Ellen’s daughter, Loretta Snow Neff, just past six when her mother died, remembers seeing her mother in the coffin.  She also recalls her funeral, when she and her sisters “Jennie” and “Louie,” “The three little girls” as they were called, were all costumed alike in white dresses.  Strange thoughts sometimes occur in the minds of impressionable children.  “Retta” remembers the song the choir sang at the service “Farewell All Earthly Treasures, We Want no More of You.”  To the grieving child the words “want no more of you” were directed at her dead mother.  How could such a thing be, as wanting no more of her darling mother?  The anguish that seized her soul at the words of this so-called “comforting” hymn, she has never forgotten.  To this very day—and she is now in her eighty-second year—she still harbors an intense dislike and dread of all funerals, and never attends one if she can get out of it gracefully.
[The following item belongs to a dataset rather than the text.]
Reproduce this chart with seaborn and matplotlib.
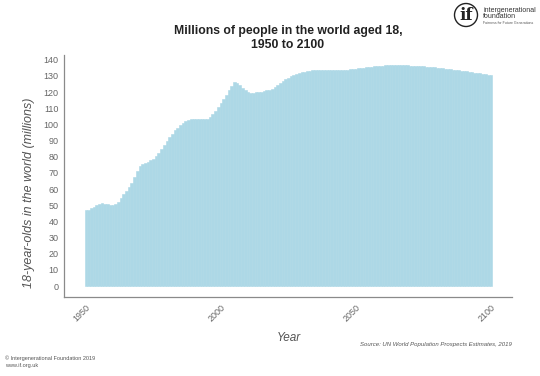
import numpy as np
import pandas as pd
import matplotlib
matplotlib.use("Agg")
import matplotlib.pyplot as plt
import seaborn as sns
from matplotlib.patches import Circle

# Data: millions of 18-year-olds worldwide, one value per year
years = list(range(1950, 2101))
aged_18 = [
    46.8, 47.3, 48.0, 49.0, 50.2, 51.0, 51.3, 51.0, 50.5, 50.0,   # 1950s
    50.0, 50.8, 52.3, 54.5, 56.8, 58.8, 61.0, 64.0, 67.5, 71.0,   # 1960s
    74.0, 75.5, 76.3, 77.0, 77.8, 78.8, 80.5, 82.5, 85.0, 87.5,   # 1970s
    89.8, 92.0, 94.2, 96.3, 98.0, 99.5, 100.8, 101.8, 102.6, 103.2,  # 1980s
    103.5, 103.5, 103.4, 103.2, 103.2, 103.5, 104.5, 106.2, 108.5, 111.0,  # 1990s
    113.5, 115.8, 118.3, 121.0, 123.8, 126.0, 125.8, 124.2, 122.5, 121.0,  # 2000s
    120.0, 119.6, 119.7, 119.9, 120.1, 120.3, 120.6, 121.0, 121.5, 122.2,  # 2010s
    123.2, 124.3, 125.5, 126.7, 127.8, 128.8, 129.7, 130.5, 131.2, 131.8,  # 2020s
    132.3, 132.7, 133.0, 133.2, 133.4, 133.5, 133.6, 133.6, 133.6, 133.5,  # 2030s
    133.5, 133.4, 133.4, 133.4, 133.5, 133.6, 133.7, 133.9, 134.1, 134.3,  # 2040s
    134.5, 134.7, 134.9, 135.1, 135.3, 135.5, 135.7, 135.9, 136.1, 136.2,  # 2050s
    136.4, 136.5, 136.6, 136.7, 136.7, 136.7, 136.7, 136.7, 136.6, 136.5,  # 2060s
    136.4, 136.3, 136.2, 136.1, 136.0, 135.9, 135.8, 135.6, 135.5, 135.3,  # 2070s
    135.1, 134.9, 134.7, 134.5, 134.3, 134.1, 133.9, 133.7, 133.5, 133.3,  # 2080s
    133.1, 132.9, 132.7, 132.4, 132.1, 131.8, 131.5, 131.2, 130.9, 130.6,  # 2090s
    130.3,  # 2100
]
x_ticks = [1950, 2000, 2050, 2100]
y_ticks = list(range(0, 141, 10))

df = pd.DataFrame({"Year": years, "Aged18": aged_18})

sns.set_style("white")
plt.rcParams["font.family"] = ["Liberation Sans", "DejaVu Sans"]

fig = plt.figure(figsize=(5.4, 3.76), dpi=100)
ax = fig.add_axes([0.1185, 0.21, 0.8295, 0.644])

bar_col = "#ADD8E6"
sns.barplot(data=df, x="Year", y="Aged18", native_scale=True, width=1.0,
            color=bar_col, saturation=1, edgecolor=bar_col, linewidth=0.4,
            ax=ax)

ax.set_xlim(1941.9, 2107.8)
ax.set_ylim(-6.8, 143)
ax.set_xticks(x_ticks)
ax.set_xticklabels([str(t) for t in x_ticks], rotation=45, ha="right",
                   rotation_mode="anchor")
ax.set_yticks(y_ticks)
ax.tick_params(axis="both", colors="#666666", labelsize=6.5, length=2.5,
               width=0.6, direction="out")
ax.tick_params(axis="x", pad=1.5)
ax.tick_params(axis="y", pad=1.5)
for s in ["top", "right"]:
    ax.spines[s].set_visible(False)
for s in ["left", "bottom"]:
    ax.spines[s].set_color("#8a8a8a")
    ax.spines[s].set_linewidth(0.9)

ax.set_xlabel("Year", fontsize=8.5, style="italic", color="#555555")
ax.xaxis.set_label_coords(0.503, -0.145)
ax.set_ylabel("18-year-olds in the world (millions)", fontsize=9,
              style="italic", color="#555555")
ax.yaxis.set_label_coords(-0.065, 0.43)

fig.text(0.533, 0.899, "Millions of people in the world aged 18,\n1950 to 2100",
         ha="center", va="center", fontsize=8.8, fontweight="bold",
         color="#222222", linespacing=1.15)

fig.text(0.948, 0.083, "Source: UN World Population Prospects Estimates, 2019",
         ha="right", va="center", fontsize=4.3, style="italic", color="#555555")

fig.text(0.009, 0.048, "\u00a9 Intergenerational Foundation 2019", ha="left",
         va="center", fontsize=4.0, color="#555555")
fig.text(0.009, 0.029, "www.if.org.uk", ha="left", va="center", fontsize=4.0,
         color="#555555")

# logo
logo = Circle((4.66, (376 - 15) / 100), 0.115, transform=fig.dpi_scale_trans,
              fill=False, edgecolor="#222222", linewidth=1.0)
fig.patches.append(logo)
fig.text(466 / 540, 1 - 16 / 376, "if", ha="center", va="center",
         fontsize=12, fontweight="bold", family="DejaVu Serif", color="#222222")
fig.text(483 / 540, 1 - 10 / 376, "intergenerational", ha="left", va="center",
         fontsize=5.0, color="#333333")
fig.text(483 / 540, 1 - 16.5 / 376, "foundation", ha="left", va="center",
         fontsize=5.0, color="#333333")
fig.text(483 / 540, 1 - 23 / 376, "Fairness for Future Generations", ha="left",
         va="center", fontsize=2.5, color="#555555")

fig.savefig("out.png", dpi=100)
Ellen Snow’s oldest daughter, Claytie Snow Riddle, who was ten when her mother passed away, wrote this of her mother, under the title “Memory’s of my dear Mother.”
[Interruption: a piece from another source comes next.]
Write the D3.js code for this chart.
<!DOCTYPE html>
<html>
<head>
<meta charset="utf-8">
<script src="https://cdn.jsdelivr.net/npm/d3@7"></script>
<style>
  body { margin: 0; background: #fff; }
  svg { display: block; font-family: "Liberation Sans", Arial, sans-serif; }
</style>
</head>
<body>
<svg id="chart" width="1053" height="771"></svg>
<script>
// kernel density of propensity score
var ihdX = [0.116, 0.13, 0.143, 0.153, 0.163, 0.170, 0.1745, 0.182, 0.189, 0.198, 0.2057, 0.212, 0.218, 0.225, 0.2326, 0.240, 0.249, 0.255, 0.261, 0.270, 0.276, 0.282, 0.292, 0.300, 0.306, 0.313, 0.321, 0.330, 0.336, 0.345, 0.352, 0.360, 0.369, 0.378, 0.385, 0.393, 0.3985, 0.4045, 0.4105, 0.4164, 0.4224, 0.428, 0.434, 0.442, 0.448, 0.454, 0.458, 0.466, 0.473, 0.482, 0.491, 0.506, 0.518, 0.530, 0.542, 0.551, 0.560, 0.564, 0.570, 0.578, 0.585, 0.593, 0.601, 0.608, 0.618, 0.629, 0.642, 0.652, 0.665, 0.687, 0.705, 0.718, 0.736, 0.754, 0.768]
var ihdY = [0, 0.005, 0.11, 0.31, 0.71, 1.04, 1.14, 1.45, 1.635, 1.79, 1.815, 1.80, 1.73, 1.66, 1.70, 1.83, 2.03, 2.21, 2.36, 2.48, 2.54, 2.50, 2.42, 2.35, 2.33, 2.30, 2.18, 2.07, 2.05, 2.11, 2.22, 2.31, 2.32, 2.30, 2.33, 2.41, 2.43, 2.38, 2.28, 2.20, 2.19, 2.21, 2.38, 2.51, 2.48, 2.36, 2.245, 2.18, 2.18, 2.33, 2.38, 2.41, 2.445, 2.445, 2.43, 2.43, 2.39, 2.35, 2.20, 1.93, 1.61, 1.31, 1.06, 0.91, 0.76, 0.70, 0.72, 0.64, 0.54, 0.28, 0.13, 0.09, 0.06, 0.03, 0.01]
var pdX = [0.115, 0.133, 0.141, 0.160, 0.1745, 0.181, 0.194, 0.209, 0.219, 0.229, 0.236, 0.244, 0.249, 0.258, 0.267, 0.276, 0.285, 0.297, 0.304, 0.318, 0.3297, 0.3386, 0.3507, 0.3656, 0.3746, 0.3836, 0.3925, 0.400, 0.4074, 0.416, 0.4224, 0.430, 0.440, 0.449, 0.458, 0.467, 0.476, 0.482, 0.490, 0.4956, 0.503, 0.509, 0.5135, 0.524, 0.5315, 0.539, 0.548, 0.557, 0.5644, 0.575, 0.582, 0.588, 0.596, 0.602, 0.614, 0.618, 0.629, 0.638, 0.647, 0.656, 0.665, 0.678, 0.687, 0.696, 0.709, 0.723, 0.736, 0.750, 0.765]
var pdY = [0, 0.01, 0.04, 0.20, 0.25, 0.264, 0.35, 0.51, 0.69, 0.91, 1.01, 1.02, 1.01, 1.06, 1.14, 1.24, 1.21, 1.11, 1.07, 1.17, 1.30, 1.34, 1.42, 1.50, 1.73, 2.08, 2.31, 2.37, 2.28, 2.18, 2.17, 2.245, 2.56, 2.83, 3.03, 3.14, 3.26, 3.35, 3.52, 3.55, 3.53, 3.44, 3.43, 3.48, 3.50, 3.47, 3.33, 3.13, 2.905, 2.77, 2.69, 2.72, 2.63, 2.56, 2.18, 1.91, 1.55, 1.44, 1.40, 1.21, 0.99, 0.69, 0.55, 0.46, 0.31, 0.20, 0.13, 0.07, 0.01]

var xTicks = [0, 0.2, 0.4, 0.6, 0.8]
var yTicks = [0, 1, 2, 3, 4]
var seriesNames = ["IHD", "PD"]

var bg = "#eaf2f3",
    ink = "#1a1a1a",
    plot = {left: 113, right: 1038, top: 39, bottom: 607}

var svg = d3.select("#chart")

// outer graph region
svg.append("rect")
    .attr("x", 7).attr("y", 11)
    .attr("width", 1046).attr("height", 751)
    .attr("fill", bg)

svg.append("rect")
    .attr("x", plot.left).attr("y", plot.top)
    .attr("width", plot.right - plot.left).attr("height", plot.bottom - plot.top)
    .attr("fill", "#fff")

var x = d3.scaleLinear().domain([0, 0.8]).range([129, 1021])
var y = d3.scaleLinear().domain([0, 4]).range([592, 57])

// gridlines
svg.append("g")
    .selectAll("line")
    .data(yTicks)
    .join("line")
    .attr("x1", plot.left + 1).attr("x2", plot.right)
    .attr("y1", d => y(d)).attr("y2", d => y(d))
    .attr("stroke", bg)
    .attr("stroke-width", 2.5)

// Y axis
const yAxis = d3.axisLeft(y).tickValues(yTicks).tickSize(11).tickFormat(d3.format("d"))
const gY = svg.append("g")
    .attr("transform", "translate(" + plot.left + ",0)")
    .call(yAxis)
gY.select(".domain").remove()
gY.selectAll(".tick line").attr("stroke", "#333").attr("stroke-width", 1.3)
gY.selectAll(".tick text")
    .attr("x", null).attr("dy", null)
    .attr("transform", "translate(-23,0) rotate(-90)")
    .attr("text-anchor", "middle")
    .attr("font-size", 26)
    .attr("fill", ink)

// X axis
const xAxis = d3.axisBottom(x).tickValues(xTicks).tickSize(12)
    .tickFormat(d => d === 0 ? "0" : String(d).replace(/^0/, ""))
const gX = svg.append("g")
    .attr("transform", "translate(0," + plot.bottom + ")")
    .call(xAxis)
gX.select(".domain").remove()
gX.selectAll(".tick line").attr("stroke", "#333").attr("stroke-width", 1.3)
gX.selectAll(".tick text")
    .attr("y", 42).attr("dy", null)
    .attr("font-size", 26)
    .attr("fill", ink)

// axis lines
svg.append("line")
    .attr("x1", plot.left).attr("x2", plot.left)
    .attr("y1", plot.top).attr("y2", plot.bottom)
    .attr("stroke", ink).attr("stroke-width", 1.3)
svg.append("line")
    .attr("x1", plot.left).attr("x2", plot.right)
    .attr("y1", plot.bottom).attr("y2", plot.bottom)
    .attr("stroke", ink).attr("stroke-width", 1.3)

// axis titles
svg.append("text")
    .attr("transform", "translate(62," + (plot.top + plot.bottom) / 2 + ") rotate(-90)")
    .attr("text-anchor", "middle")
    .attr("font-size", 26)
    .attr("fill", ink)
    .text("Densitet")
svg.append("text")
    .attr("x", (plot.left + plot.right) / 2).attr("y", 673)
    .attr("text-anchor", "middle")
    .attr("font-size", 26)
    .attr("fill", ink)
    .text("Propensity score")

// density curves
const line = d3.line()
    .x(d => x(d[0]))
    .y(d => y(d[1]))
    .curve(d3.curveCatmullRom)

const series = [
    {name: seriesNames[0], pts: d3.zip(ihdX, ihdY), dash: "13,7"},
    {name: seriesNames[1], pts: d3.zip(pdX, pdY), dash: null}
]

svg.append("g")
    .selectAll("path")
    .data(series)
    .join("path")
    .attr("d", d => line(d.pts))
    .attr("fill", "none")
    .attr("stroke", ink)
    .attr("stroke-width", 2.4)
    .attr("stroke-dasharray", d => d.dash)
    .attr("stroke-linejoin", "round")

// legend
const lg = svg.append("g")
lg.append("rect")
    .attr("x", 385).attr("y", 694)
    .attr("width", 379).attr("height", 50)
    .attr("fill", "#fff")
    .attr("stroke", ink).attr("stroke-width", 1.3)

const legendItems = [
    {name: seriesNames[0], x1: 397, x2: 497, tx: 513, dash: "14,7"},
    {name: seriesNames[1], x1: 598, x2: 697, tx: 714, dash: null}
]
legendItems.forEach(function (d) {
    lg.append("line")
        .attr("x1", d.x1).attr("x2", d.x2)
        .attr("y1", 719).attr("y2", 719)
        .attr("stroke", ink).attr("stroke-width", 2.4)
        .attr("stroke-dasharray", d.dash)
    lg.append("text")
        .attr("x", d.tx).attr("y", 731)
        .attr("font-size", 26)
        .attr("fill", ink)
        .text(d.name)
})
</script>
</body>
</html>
“Mother was a beautiful woman, and I can remember her dark hair silvered with gray.  She was about my height (5ft. 6 in.).  I can just see her in a black velvet basque, and the skirt she wore for her best, when she would go to visit Aunt Esther Snow, Elvira Coolege and others.  She always took us children with her.  There was a little white, fancy collar too that she often wore on her dress, and I thought she looked so pretty.
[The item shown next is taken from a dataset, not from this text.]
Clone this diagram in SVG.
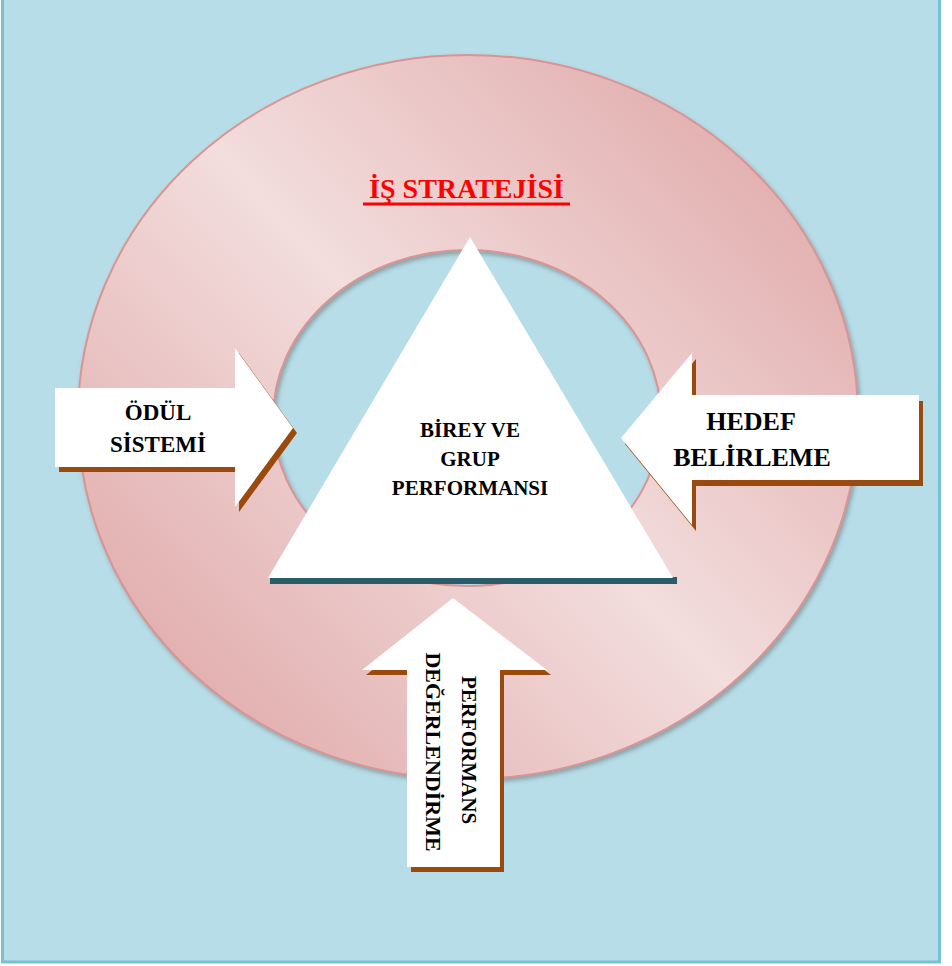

“She taught me my first prayers, and I still remember them; prayers mean so very much to me—what would I do without them?  She taught Jennie and me many songs; we were called upon to sing so often.  One song she taught me was “Let me kiss you father, kiss you, I’m so very tired of play.”  This I sang in the old Council House when I was a little girl.  I was so small I had to stand on a chair in the pulpit so the audience could see me.  Aunt Jane Snow Moffitt stood beside me.  After the song was over, I looked at Aunt Jane.  She was pale and shaking, but I wasn’t afraid.”

“Songs my mother taught me

In the days long vanished

Seldom from her eyelids

Were the teardrops banished?

“So I teach my children

Each melodious measure.

Oft the tears are flowing

From my memory’s treasure.”

-          – Dvorak

(from the German)[i]

[i] Vital Records, Cemetery, and Obituary Sources:  Birth Certificate:  No birth certificate available.  No governmental entities in Utah were required to report births prior to 1898.  All secondary sources, including grave marker and history written by Virginia C. Keller, agree that she was born October 1, 1846.  Marriage License:  No primary source.  Secondary source lists marriage of Joseph Smith Snow and Lucy Ellen Van Buren as having occurred on November 24, 1868 in Salt Lake City, Utah.  Virginia C. Keeler, Cheney Garrett Van Buren and His Family (Provo, Utah: Stevenson’s Genealogy Center, 1962), p. 158.  Death Certificate:  No death certificate found.  But obituary indicates date of death was February 28, 1886.  The Home Sentinel, Manti, Utah, (Vol. 1, No. 46), March 5, 1886, p. 4.  Grave Location and Cemetery Directions:  Grave is located in Manti City Cemetery, Manti, Utah,  Lot 3, Blk 13, Plat A.  Cemetery is on Highway 89 at the north entrance of Manti, directly across the street from the Manti Temple.  Gravesite is approximately 70 yards due southeast of the southeast corner of the cemetery building.  Obituary: The Home Sentinel, Manti, Utah, (Vol. 1, No. 46), March 5, 1886, p. 4.